Di bagian selatan sekolah
ada lapangan kecil yang biasa kami gunakan untuk bermain di sela-sela waktu
istirahat. Kadang sore hari lapangan itu kami gunakan untuk bermain bola. Itu
hiburan yang sangat menarik kami, apalagi kalo ada pertandingan persahabatan
antar kampung, lapangan bisa penuh.
Aku tidak terlalu terlalu
suka dengan upacara. Saat itu aku berfikir upacara hanya berpanas-panasan dan
membuang-buang waktu saja. Satu-satunya hal yang kusuka adalah saat prosesi
pengibaran bendera dan semua murid mengumandangkan lagu Indonesia Raya yang
termasyhur itu.
Setiap pulang kampung
aku selalu melewati jalan samping sekolah. Satu-satunya akses untuk menuju ke
kampungku. Jalan yang dulu selalu aku lewati setiap pagi dan siangnya. Aku
selalu menyempatkan untuk melihat bangunan itu. Masih sama, hanya sedikit tambahan
bangunan dan hadirnya taman-taman kecil depan kelas.
Dalam samar kadang aku
masih mendengar suara-suara bagaimana dulu kami bernyanyi lagu Tanah Air dengan
keras dan beradu merdu. Ah ya, menyanyikan lagu itu selalu membuat kami semakin
mencintai Indonesia, seburuk dan sejelek apapun orang mencela.
Musim layangan, sepulang
sekolah biasanya aku akan menuju sawah. Sekedar melihat ramainya orang tumpah
ruah di sawah. Tidak ada batasan umur. Jika ada layangan putus semua akan
berlari untuk mendapatkannya. Aku turut serta berlari menjadi yang tercepat
mendapatkan. Sejauh apapun layangan terbang terbawa angin, sejauh itu pula Aku
akan terus mengejar. Mendapatkan layangan putus adalah kebanggaan tersendiri,
meski sampai sekarang aku tak pernah mampu mendapatkannya. Setidaknya aku telah
berusaha.
Kelihatannya persaingan
memperebutkan layangan putus hanya sepele. Persaingan anak-anak dalam dunia
kecilnya. Tapi semangat yang tergambar jelas dari wajah mereka menandakan
bagaimana seriusnya mereka ‘meraih’ apa yang dikejarnya. Yang tidak kalah
penting adalah keceriaan. Mengumbar tawa disetiap medan yang dilalui, sesulit apapun.
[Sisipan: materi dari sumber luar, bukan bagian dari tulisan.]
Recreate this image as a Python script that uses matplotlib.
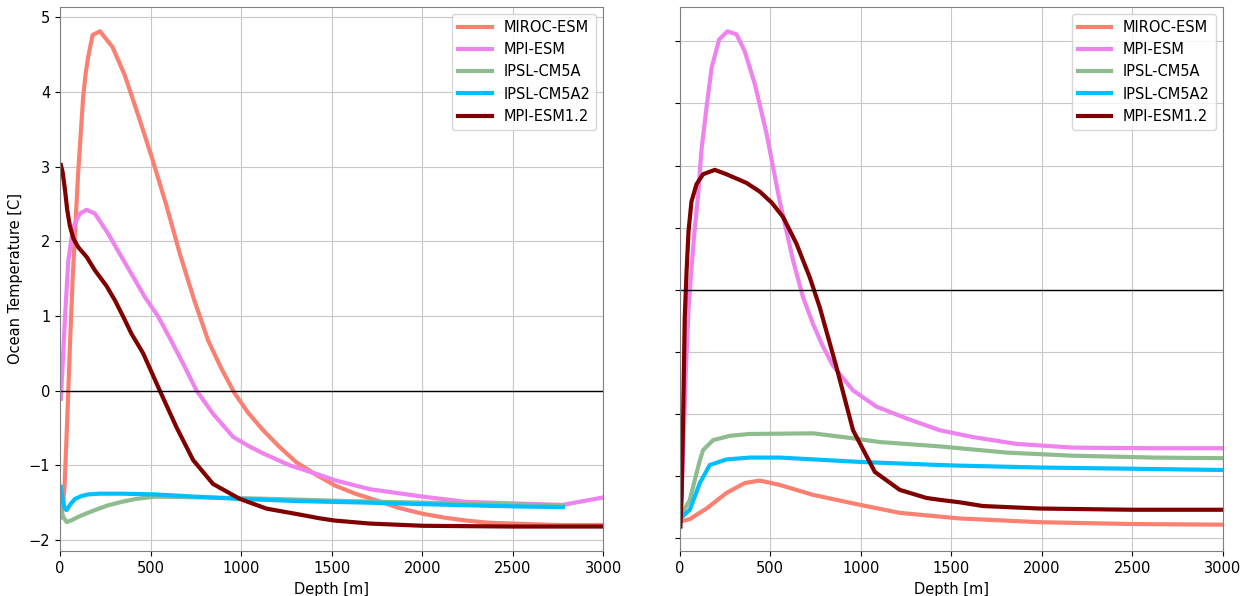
import numpy as np
import matplotlib.pyplot as plt

plt.rcParams['font.size'] = 10.5

models = ['MIROC-ESM', 'MPI-ESM', 'IPSL-CM5A', 'IPSL-CM5A2', 'MPI-ESM1.2']
colors = ['salmon', 'violet', 'darkseagreen', 'deepskyblue', 'maroon']

# left panel: ocean temperature profiles
miroc_d = [5, 10, 25, 40, 55, 70, 85, 100, 115, 128, 142, 156, 180, 221, 290, 358, 430, 506,
           585, 662, 740, 818, 890, 965, 1040, 1121, 1210, 1305, 1410, 1517, 1630, 1747, 1870,
           2004, 2120, 2243, 2370, 2500, 2750, 3000]
miroc_t = [-1.70, -1.69, -1.30, -0.40, 0.60, 1.50, 2.20, 2.90, 3.45, 3.93, 4.25, 4.47, 4.76,
           4.81, 4.60, 4.22, 3.70, 3.13, 2.50, 1.83, 1.22, 0.67, 0.30, -0.04, -0.30, -0.53,
           -0.75, -0.96, -1.12, -1.27, -1.38, -1.47, -1.57, -1.65, -1.70, -1.74, -1.77, -1.78,
           -1.80, -1.80]

mpi_d = [5, 28, 46, 73, 110, 147, 193, 266, 340, 405, 469, 540, 607, 680, 754, 845, 956,
         1040, 1121, 1268, 1434, 1517, 1710, 2004, 2243, 2500, 2776, 3000]
mpi_t = [-0.11, 0.99, 1.74, 2.19, 2.37, 2.42, 2.37, 2.10, 1.79, 1.52, 1.25, 1.00, 0.70, 0.36,
         0.00, -0.31, -0.62, -0.74, -0.84, -1.00, -1.13, -1.20, -1.32, -1.42, -1.49, -1.51,
         -1.53, -1.43]

ipsl_d = [5, 20, 37, 60, 101, 150, 193, 260, 340, 420, 524, 772, 1000, 1324, 1600, 2004,
          2500, 2776]
ipsl_t = [-1.60, -1.70, -1.76, -1.74, -1.69, -1.64, -1.60, -1.54, -1.49, -1.45, -1.42, -1.43,
          -1.44, -1.46, -1.48, -1.50, -1.52, -1.54]

ipsl2_d = [5, 15, 25, 37, 55, 83, 120, 156, 220, 340, 524, 750, 993, 1324, 1700, 2004, 2500,
           2776]
ipsl2_t = [-1.29, -1.45, -1.57, -1.60, -1.53, -1.45, -1.41, -1.39, -1.38, -1.38, -1.39, -1.42,
           -1.45, -1.48, -1.50, -1.52, -1.55, -1.56]

mpi12_d = [5, 15, 28, 40, 55, 75, 101, 147, 193, 257, 303, 349, 395, 459, 551, 643, 735, 845,
           993, 1140, 1324, 1434, 1517, 1710, 2004, 2500, 3000]
mpi12_t = [3.02, 2.92, 2.68, 2.42, 2.20, 2.03, 1.92, 1.79, 1.61, 1.40, 1.21, 0.99, 0.76, 0.50,
           0.00, -0.49, -0.93, -1.25, -1.45, -1.58, -1.66, -1.71, -1.74, -1.78, -1.81, -1.82,
           -1.82]

# right panel
r_miroc_d = [5, 57, 149, 259, 360, 443, 553, 737, 995, 1216, 1436, 1547, 1988, 2503, 3000]
r_miroc_v = [-3.73, -3.69, -3.52, -3.27, -3.11, -3.07, -3.14, -3.30, -3.46, -3.59, -3.65,
             -3.68, -3.74, -3.77, -3.78]

r_mpi_d = [5, 20, 35, 50, 60, 80, 103, 121, 149, 177, 219, 265, 315, 360, 416, 480, 553, 627,
           682, 737, 790, 847, 958, 1087, 1253, 1436, 1620, 1860, 2172, 2613, 3000]
r_mpi_v = [-3.72, -2.60, -1.30, -0.30, 0.10, 0.85, 1.54, 2.24, 2.93, 3.57, 4.03, 4.16, 4.11,
           3.84, 3.31, 2.52, 1.43, 0.47, -0.12, -0.55, -0.90, -1.22, -1.62, -1.88, -2.07,
           -2.26, -2.37, -2.48, -2.54, -2.55, -2.55]

r_ipsl_d = [5, 57, 94, 112, 130, 185, 278, 388, 737, 958, 1105, 1436, 1547, 1805, 2172, 2613,
            3000]
r_ipsl_v = [-3.65, -3.38, -2.95, -2.75, -2.58, -2.42, -2.35, -2.32, -2.31, -2.39, -2.45,
            -2.52, -2.55, -2.62, -2.67, -2.70, -2.71]

r_ipsl2_d = [5, 57, 112, 167, 259, 388, 553, 995, 1436, 1547, 1988, 2503, 3000]
r_ipsl2_v = [-3.68, -3.54, -3.11, -2.82, -2.73, -2.70, -2.70, -2.77, -2.82, -2.83, -2.86,
             -2.88, -2.90]

r_mpi12_d = [5, 12, 20, 29, 39, 50, 66, 94, 130, 195, 259, 370, 443, 510, 572, 646, 719, 774,
             866, 958, 1078, 1216, 1363, 1436, 1547, 1675, 1988, 2503, 3000]
r_mpi12_v = [-3.81, -3.30, -2.04, -0.44, 0.30, 0.95, 1.42, 1.70, 1.86, 1.93, 1.86, 1.72, 1.58,
             1.40, 1.17, 0.74, 0.20, -0.28, -1.24, -2.26, -2.93, -3.22, -3.35, -3.38, -3.42,
             -3.48, -3.52, -3.54, -3.54]

left = [(miroc_d, miroc_t), (mpi_d, mpi_t), (ipsl_d, ipsl_t), (ipsl2_d, ipsl2_t),
        (mpi12_d, mpi12_t)]
right = [(r_miroc_d, r_miroc_v), (r_mpi_d, r_mpi_v), (r_ipsl_d, r_ipsl_v),
         (r_ipsl2_d, r_ipsl2_v), (r_mpi12_d, r_mpi12_v)]

fig, (ax1, ax2) = plt.subplots(1, 2, figsize=(12.6, 5.96), dpi=100)
fig.subplots_adjust(left=0.0476, right=0.9706, top=0.989, bottom=0.075, wspace=0.14)

for ax, data in [(ax1, left), (ax2, right)]:
    for (d, v), name, c in zip(data, models, colors):
        ax.plot(d, v, color=c, lw=3, label=name)
    ax.axhline(0, color='k', lw=1)
    ax.set_xlim(0, 3000)
    ax.set_xticks([0, 500, 1000, 1500, 2000, 2500, 3000])
    ax.set_xlabel('Depth [m]')
    ax.grid(True, color='0.78')
    ax.legend(loc='upper right', handlelength=2.3)
    for s in ax.spines.values():
        s.set_color('0.5')

ax1.set_ylabel('Ocean Temperature [C]')
ax1.set_yticks([-2, -1, 0, 1, 2, 3, 4, 5])
ax2.set_yticks([-4, -3, -2, -1, 0, 1, 2, 3, 4])
ax2.set_yticklabels([])

plt.savefig('out.png')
Hidup juga perlu ditertawakan bukan?
Dari sini aku belajar
bahwa hidup itu adalah kompetisi. Bersaing untuk yang terbaik. Berjuang menjadi
garda terdepan untuk menjadi seorang pemenang. Kita adalah kompetitor. Bukankah
dari awal penciptaan kita yang masih berupa sel sperma sudah berkompetisi
dengan jutaan sel sperma lainnya untuk mendapatkan sel telur?